Travel Times to Five Major English Cities
Published:
Communter rail plays an important role in land-value uplift, house prices and therefore household residential relocation. Below are commuter stations serving five major English cities within 45 minutes. Destination entry stations (in red) outline the main employment centres of each city region:
City | Station names | Station owner |
---|---|---|
London | Peripheral stations within Zone 1 and Zone 1-2 boundary | National Rail only |
Bristol | Temple Meads station | National Rail only |
Birmingham | New Street, Moor Street and Snow Hill stations | National Rail, Transport for London, future Crossrail |
Manchester | Manchester Piccadilly, Oxford Road, Victoria, Cornbrook and New Islington stations | National Rail, Metrolink |
Newcastle | Newcastle Central, Haymarket, Monument and St James stations | National Rail, Tyne and Wear Metro |
Identifying stations on the periphery of the employment centre of London involved manually sifting through 71 spatially mapped stations within London’s Zone 1 & 1-2 to identify 26 entry stations.
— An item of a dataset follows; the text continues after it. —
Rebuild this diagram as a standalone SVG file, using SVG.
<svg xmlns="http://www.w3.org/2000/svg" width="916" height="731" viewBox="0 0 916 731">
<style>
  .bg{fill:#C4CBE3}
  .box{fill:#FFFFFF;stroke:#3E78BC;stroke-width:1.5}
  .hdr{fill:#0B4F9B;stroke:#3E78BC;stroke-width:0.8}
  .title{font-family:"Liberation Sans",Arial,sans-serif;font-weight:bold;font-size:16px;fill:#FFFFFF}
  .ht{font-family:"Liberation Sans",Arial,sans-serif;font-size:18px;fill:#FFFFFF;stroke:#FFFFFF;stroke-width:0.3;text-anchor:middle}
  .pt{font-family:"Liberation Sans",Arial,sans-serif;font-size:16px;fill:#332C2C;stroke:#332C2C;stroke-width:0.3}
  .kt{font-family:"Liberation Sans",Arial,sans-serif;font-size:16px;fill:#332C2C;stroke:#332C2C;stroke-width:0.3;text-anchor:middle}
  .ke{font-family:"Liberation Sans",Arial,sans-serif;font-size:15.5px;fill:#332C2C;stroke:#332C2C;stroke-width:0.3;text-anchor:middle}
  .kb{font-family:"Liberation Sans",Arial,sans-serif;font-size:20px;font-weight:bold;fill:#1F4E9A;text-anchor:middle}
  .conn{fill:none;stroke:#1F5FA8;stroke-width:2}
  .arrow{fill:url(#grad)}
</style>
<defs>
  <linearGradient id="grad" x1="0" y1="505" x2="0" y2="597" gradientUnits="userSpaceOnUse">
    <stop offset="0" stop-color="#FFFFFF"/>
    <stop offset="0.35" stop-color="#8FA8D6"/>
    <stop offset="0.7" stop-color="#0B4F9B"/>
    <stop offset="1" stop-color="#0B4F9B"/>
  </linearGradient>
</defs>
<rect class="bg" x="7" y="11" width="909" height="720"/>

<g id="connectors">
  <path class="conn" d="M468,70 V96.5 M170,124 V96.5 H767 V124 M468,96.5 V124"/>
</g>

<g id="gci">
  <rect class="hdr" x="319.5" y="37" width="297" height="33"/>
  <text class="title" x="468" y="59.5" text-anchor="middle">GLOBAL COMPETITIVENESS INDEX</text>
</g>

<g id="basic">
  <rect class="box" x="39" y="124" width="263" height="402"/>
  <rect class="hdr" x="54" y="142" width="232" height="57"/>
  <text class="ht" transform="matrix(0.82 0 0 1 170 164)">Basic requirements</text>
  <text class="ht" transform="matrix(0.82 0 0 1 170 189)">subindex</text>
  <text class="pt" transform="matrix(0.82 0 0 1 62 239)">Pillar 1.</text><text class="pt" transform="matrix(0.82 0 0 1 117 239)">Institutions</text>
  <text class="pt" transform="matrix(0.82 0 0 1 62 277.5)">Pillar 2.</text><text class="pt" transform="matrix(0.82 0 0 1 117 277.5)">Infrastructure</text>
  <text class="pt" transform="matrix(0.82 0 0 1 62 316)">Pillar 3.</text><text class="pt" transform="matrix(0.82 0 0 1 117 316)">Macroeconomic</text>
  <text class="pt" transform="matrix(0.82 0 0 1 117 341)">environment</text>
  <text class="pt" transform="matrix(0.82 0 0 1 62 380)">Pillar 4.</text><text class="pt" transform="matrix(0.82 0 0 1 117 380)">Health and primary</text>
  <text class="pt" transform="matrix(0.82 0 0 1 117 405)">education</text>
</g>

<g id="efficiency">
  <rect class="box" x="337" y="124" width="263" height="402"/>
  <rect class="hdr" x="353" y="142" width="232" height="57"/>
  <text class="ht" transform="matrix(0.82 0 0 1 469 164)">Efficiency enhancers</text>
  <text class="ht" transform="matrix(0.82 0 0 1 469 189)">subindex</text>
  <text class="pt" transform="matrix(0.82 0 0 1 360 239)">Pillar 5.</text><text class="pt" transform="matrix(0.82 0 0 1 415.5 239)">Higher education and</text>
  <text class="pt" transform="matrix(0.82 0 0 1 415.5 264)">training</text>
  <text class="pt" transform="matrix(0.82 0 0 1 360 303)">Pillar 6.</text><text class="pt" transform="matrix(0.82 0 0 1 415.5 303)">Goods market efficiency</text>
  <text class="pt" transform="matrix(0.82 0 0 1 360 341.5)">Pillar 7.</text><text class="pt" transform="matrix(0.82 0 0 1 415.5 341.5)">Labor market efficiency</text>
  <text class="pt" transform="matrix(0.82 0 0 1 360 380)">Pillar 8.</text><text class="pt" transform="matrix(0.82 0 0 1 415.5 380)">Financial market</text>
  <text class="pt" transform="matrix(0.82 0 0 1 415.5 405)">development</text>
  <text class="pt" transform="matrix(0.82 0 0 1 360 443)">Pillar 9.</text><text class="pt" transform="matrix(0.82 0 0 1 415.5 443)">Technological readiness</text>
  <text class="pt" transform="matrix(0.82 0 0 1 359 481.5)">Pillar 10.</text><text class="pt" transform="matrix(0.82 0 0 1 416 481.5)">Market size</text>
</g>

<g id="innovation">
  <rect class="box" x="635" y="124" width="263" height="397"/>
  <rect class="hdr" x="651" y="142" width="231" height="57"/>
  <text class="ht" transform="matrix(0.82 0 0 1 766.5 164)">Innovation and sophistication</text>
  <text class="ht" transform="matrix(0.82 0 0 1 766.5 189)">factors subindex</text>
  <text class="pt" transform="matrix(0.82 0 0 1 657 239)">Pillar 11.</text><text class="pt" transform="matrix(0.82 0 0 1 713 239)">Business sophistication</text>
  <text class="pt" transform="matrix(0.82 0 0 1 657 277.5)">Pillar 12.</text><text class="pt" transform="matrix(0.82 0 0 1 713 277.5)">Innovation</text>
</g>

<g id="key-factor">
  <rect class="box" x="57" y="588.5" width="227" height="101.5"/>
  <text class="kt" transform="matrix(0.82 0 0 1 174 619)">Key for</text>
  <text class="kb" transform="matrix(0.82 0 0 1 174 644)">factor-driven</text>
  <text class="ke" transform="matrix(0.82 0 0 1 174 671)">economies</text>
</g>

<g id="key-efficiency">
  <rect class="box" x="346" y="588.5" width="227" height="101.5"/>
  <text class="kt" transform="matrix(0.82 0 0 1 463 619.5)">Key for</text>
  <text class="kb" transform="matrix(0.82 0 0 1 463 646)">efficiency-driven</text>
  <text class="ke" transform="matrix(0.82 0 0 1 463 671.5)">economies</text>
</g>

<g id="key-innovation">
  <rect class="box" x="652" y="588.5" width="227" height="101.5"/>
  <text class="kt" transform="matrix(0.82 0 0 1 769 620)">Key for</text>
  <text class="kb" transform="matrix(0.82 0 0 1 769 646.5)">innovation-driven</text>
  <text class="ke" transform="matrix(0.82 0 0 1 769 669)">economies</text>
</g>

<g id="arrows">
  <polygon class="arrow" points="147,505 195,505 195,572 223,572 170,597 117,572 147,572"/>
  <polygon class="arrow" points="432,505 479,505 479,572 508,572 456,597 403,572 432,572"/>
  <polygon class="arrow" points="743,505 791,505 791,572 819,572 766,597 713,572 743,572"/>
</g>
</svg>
The next step was to identify plausible stations serving that travel centre, by designing a purpose-constructed isochrone algorithm. Firstly, this identified all potential departure stations for trips into London based on national rail mobility data from Association of Train Operating Companies, Tfl’s general journey planner Tranxchange timetable for tube lines and existing Crossrail timetables. Secondly, the fastest direct trip time from each point (given the same input day and arrival time) was retrieved sequentially using the Google Maps API service. As travel times are relative, i.e., specific to a day and time, the trip lengths within this analysis were calculated for peak-hour travel on a workday. The exact workday set was Monday 15.07.19, with arrrival to the first zone 1 station on an incoming rail travel line set to 9.30 am.
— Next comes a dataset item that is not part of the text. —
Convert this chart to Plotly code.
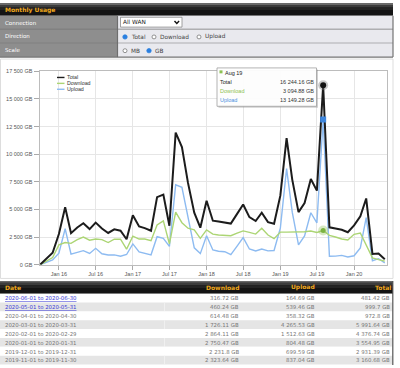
import calendar
import pandas as pd
import plotly.graph_objects as go

W, H = 400, 368

# ---------------- data ----------------
months = pd.date_range("2015-10-01", "2020-06-01", freq="MS")

total = [20, 550, 1080, 2780, 5200, 2850, 3370, 3750, 3220, 3810, 3280, 2870,
         3200, 3070, 2300, 4480, 3460, 3310, 3070, 6110, 6340, 3520, 11950, 10650,
         7400, 4700, 3350, 5780, 3980, 3900, 3800, 3720, 4600, 5450, 4300, 3950,
         4700, 3850, 3700, 6250, 11460, 7700, 4760, 5580, 7750, 6700, 16244.16, 3380,
         3280, 3160.68, 2931.39, 3554.95, 4376.74, 5991.64, 972.8, 999.7, 481.42]
download = [0, 320, 650, 1790, 2000, 1930, 2270, 2500, 2220, 2320, 2270, 2000,
            2300, 2300, 1400, 2580, 2320, 2320, 2170, 3600, 3960, 1880, 4760, 3800,
            3300, 3150, 2380, 3150, 2770, 2680, 2620, 2620, 2850, 3060, 2920, 2770,
            3300, 2680, 2350, 2950, 2950, 2950, 2950, 2980, 3050, 2920, 3094.88, 2650,
            2500, 2323.64, 2231.8, 2750.47, 2864.11, 1726.11, 614.48, 460.24, 316.72]
upload = [0, 230, 430, 1040, 3250, 950, 1080, 1270, 1010, 1480, 990, 880,
          890, 770, 920, 1880, 1150, 1000, 890, 2530, 2380, 1660, 7230, 7000,
          4150, 1520, 1000, 2620, 1330, 1220, 1170, 900, 1680, 2450, 1420, 1240,
          1420, 1250, 1280, 3300, 8700, 4750, 1800, 2600, 4700, 3780, 13149.28, 760,
          770, 837.04, 699.59, 804.48, 1512.63, 4265.53, 358.32, 539.46, 164.69]

series_names = ["Total", "Download", "Upload"]
series_colors = ["#1c1c1c", "#acd574", "#8dbbf1"]

y_tickvals = [0, 2500, 5000, 7500, 10000, 12500, 15000, 17500]
y_ticktext = ["0 GB", "2 500 GB", "5 000 GB", "7 500 GB", "10 000 GB",
              "12 500 GB", "15 000 GB", "17 500 GB"]
x_tickvals = ["2016-01-01", "2016-07-01", "2017-01-01", "2017-07-01", "2018-01-01",
              "2018-07-01", "2019-01-01", "2019-07-01", "2020-01-01"]
x_ticktext = ["Jan 16", "Jul 16", "Jan 17", "Jul 17", "Jan 18",
              "Jul 18", "Jan 19", "Jul 19", "Jan 20"]

hover_month = "2019-08-01"
hover_label = "Aug 19"
table_rows = 8
link_rows = 2

title_text = "Monthly Usage"
form_labels = ["Connection", "Direction", "Scale"]
connection_value = "All WAN"
direction_options = ["Total", "Download", "Upload"]
scale_options = ["MB", "GB"]
table_headers = ["Date", "Download", "Upload", "Total"]


# ---------------- helpers ----------------
def X(px):
    return px / W


def Y(py):
    return 1 - py / H


def gb(v):
    s = f"{v:,.2f}".rstrip("0").rstrip(".")
    return s.replace(",", " ") + " GB"


shapes = []
annotations = []


def rect(x0, y0, x1, y1, fill, line=None, lw=0, layer="above"):
    shapes.append(dict(type="rect", xref="paper", yref="paper",
                       x0=X(x0), x1=X(x1), y0=Y(y1), y1=Y(y0),
                       fillcolor=fill, layer=layer,
                       line=dict(color=line or fill, width=lw)))


def hline(x0, x1, y, color, w=1):
    shapes.append(dict(type="line", xref="paper", yref="paper",
                       x0=X(x0), x1=X(x1), y0=Y(y), y1=Y(y),
                       line=dict(color=color, width=w)))


def vline(x, y0, y1, color, w=1):
    shapes.append(dict(type="line", xref="paper", yref="paper",
                       x0=X(x), x1=X(x), y0=Y(y0), y1=Y(y1),
                       line=dict(color=color, width=w)))


def circle(cx, cy, r, fill, line, lw=0.8):
    shapes.append(dict(type="circle", xref="paper", yref="paper",
                       x0=X(cx - r), x1=X(cx + r), y0=Y(cy + r), y1=Y(cy - r),
                       fillcolor=fill, line=dict(color=line, width=lw)))


def text(x, y, s, size=5.5, color="#333", anchor="left", bold=False,
         family="DejaVu Sans"):
    if bold:
        s = f"<b>{s}</b>"
    annotations.append(dict(xref="paper", yref="paper", x=X(x), y=Y(y),
                            text=s, showarrow=False, xanchor=anchor,
                            yanchor="middle", borderpad=0,
                            font=dict(size=size, color=color, family=family)))


def dark_bar(y0, y1):
    h = y1 - y0
    rect(0, y0, 393, y1, "#141414")
    rect(0, y0, 393, y0 + h * 0.15, "#6a6a6a")
    rect(0, y0 + h * 0.15, 393, y0 + h * 0.35, "#3c3c3c")
    rect(0, y0 + h * 0.35, 393, y0 + h * 0.55, "#242424")


# ---------------- form ----------------
dark_bar(0, 13)
text(3.5, 6.8, title_text, size=6, color="#f0a81c", bold=True)

row_edges = [13, 27, 41, 55]
for i, lab in enumerate(form_labels):
    y0, y1 = row_edges[i], row_edges[i + 1]
    rect(0, y0, 117.5, y1, "#8e8e8e")
    rect(117.5, y0, 393, y1, "#e9e9ee")
    hline(0, 393, y1, "#747474", 1.4)
    text(3.5, (y0 + y1) / 2, lab, size=5.5, color="#ffffff")
vline(117.5, 13, 55, "#6e6e6e", 1.2)
vline(393, 13, 55, "#747474", 1.2)

# dropdown
rect(120.5, 14.5, 182, 24.5, "#ffffff", "#8a8a8a", 0.8)
text(122, 19.6, connection_value, size=5.8, color="#222")
shapes.append(dict(type="path", xref="paper", yref="paper",
                   path=f"M {X(174.5)} {Y(18.3)} L {X(176.8)} {Y(20.8)} L {X(179.1)} {Y(18.3)}",
                   line=dict(color="#111", width=1.4)))

# direction radios
dir_x = [125, 154, 199]
for i, opt in enumerate(direction_options):
    cy = 34.5
    if i == 0:
        circle(dir_x[i], cy, 2.2, "#2a7fe0", "#2a7fe0")
    else:
        circle(dir_x[i], cy, 2.0, "#ffffff", "#777")
    text(dir_x[i] + 5, cy, opt, size=5.8, color="#444")

sc_x = [125, 149]
for i, opt in enumerate(scale_options):
    cy = 48.5
    if i == 1:
        circle(sc_x[i], cy, 2.2, "#2a7fe0", "#2a7fe0")
    else:
        circle(sc_x[i], cy, 2.0, "#ffffff", "#777")
    text(sc_x[i] + 5, cy, opt, size=5.8, color="#444")

# chart card border
rect(0.5, 57, 393, 280, "rgba(0,0,0,0)", "#d4d4d4", 0.8)

# ---------------- legend ----------------
leg_y = [75.7, 81.7, 87.7]
for i, nm in enumerate(series_names):
    hline(57, 64.5, leg_y[i], series_colors[i], 1.4)
    text(66, leg_y[i], nm, size=5.3, color="#333", family="Liberation Sans")

# ---------------- tooltip ----------------
hi = list(months).index(pd.Timestamp(hover_month))
rect(218.5, 67.5, 318, 106.5, "rgba(120,120,120,0.35)")
rect(217, 66, 316.5, 105, "rgba(255,255,255,0.95)", "#a0a0a0", 0.8)
rect(219.5, 68.5, 222.5, 71.5, "#8cc152")
text(223.5, 71.5, hover_label, size=5.5, color="#222", family="Liberation Sans")
tip_vals = [total[hi], download[hi], upload[hi]]
tip_cols = ["#222", "#8cc152", "#4a8fe0"]
for i, nm in enumerate(series_names):
    yy = 80.8 + 9 * i
    text(218.5, yy, nm, size=5.5, color=tip_cols[i], family="Liberation Sans")
    text(314.5, yy, gb(tip_vals[i]), size=5.5, color="#333", anchor="right",
         family="Liberation Sans")

# ---------------- table ----------------
dark_bar(282.5, 295.5)
hdr_x = [4, 240, 316, 391.5]
for i, hname in enumerate(table_headers):
    text(hdr_x[i], 289.2, hname, size=6, color="#f0a81c", bold=True,
         anchor="left" if i == 0 else "right")

for r in range(table_rows):
    idx = len(months) - 1 - r
    d = months[idx]
    last = calendar.monthrange(d.year, d.month)[1]
    date_lbl = f"{d:%Y-%m-%d} to {d.year}-{d.month:02d}-{last:02d}"
    y0 = 295.5 + 9 * r
    y1 = y0 + 9
    bg = "#ffffff" if r % 2 == 0 else "#e5e5e5"
    rect(0, y0, 392.5, y1, bg)
    if r % 2 == 1:
        vline(164.5, y0, y1, "#f2f2f2", 0.8)
    yc = (y0 + y1) / 2 + 0.3
    if r < link_rows:
        text(3.5, yc, f"<u>{date_lbl}</u>", size=5.4, color="#3b3bd6")
    else:
        text(3.5, yc, date_lbl, size=5.4, color="#777")
    text(240, yc, gb(download[idx]), size=5.4, color="#777", anchor="right")
    text(316, yc, gb(upload[idx]), size=5.4, color="#777", anchor="right")
    text(391, yc, gb(total[idx]), size=5.4, color="#777", anchor="right")
vline(392.8, 282.5, 368, "#555", 1.2)

# ---------------- traces ----------------
fig = go.Figure()
for nm, ys, col, w in [("Upload", upload, series_colors[2], 1.4),
                       ("Download", download, series_colors[1], 1.4),
                       ("Total", total, series_colors[0], 2.0)]:
    fig.add_trace(go.Scatter(x=months, y=ys, mode="lines", name=nm,
                             line=dict(color=col, width=w), hoverinfo="skip"))

hx = [months[hi]]
fig.add_trace(go.Scatter(x=hx, y=[download[hi]], mode="markers",
                         marker=dict(size=10, color="rgba(140,193,82,0.35)"),
                         hoverinfo="skip"))
fig.add_trace(go.Scatter(x=hx, y=[download[hi]], mode="markers",
                         marker=dict(size=5, color="#7cb342"), hoverinfo="skip"))
fig.add_trace(go.Scatter(x=hx, y=[upload[hi]], mode="markers",
                         marker=dict(size=6, color="#3d85dc", symbol="square"),
                         hoverinfo="skip"))
fig.add_trace(go.Scatter(x=hx, y=[total[hi]], mode="markers",
                         marker=dict(size=10, color="rgba(120,120,120,0.4)"),
                         hoverinfo="skip"))
fig.add_trace(go.Scatter(x=hx, y=[total[hi]], mode="markers",
                         marker=dict(size=6, color="#111"), hoverinfo="skip"))

tickfont = dict(family="Liberation Sans", size=5.5, color="#555")
fig.update_layout(
    width=W, height=H, autosize=False,
    margin=dict(l=0, r=0, t=0, b=0, pad=0),
    paper_bgcolor="#ffffff", plot_bgcolor="#ffffff",
    showlegend=False,
    shapes=shapes, annotations=annotations,
    xaxis=dict(domain=[X(39.5), X(387)], type="date",
               range=["2015-09-27", "2020-06-12"],
               tickmode="array", tickvals=x_tickvals, ticktext=x_ticktext,
               ticks="outside", ticklen=4, tickcolor="#aaa", tickwidth=1,
               showgrid=True, gridcolor="#e6e6e6", gridwidth=1,
               showline=True, linecolor="#bcbcbc", linewidth=1, mirror=True,
               zeroline=False, tickfont=tickfont, fixedrange=True),
    yaxis=dict(domain=[Y(266), Y(69.5)], range=[0, 17500],
               tickmode="array", tickvals=y_tickvals, ticktext=y_ticktext,
               ticks="outside", ticklen=5, tickcolor="#aaa", tickwidth=1,
               showgrid=True, gridcolor="#e6e6e6", gridwidth=1,
               showline=True, linecolor="#bcbcbc", linewidth=1, mirror=True,
               zeroline=False, tickfont=tickfont, fixedrange=True),
)

fig.write_html(
    "out.html",
    config={"displayModeBar": False},
    post_script="document.body.style.margin='0';document.body.style.overflow='hidden';",
)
The scheduled travel times for the most outlying (measured in Euclidean distance) commuter stations were manually validated against National Rail’s traveller-facing Online Journey Planner. Where possible trains, which would not be suitable for working commutes (e.g. services which have only one fast train service per day) were also manually excluded.
These results are used in the policy report ‘Homes on the right tracks’ (Cheshire and Buyuklieva, 2019).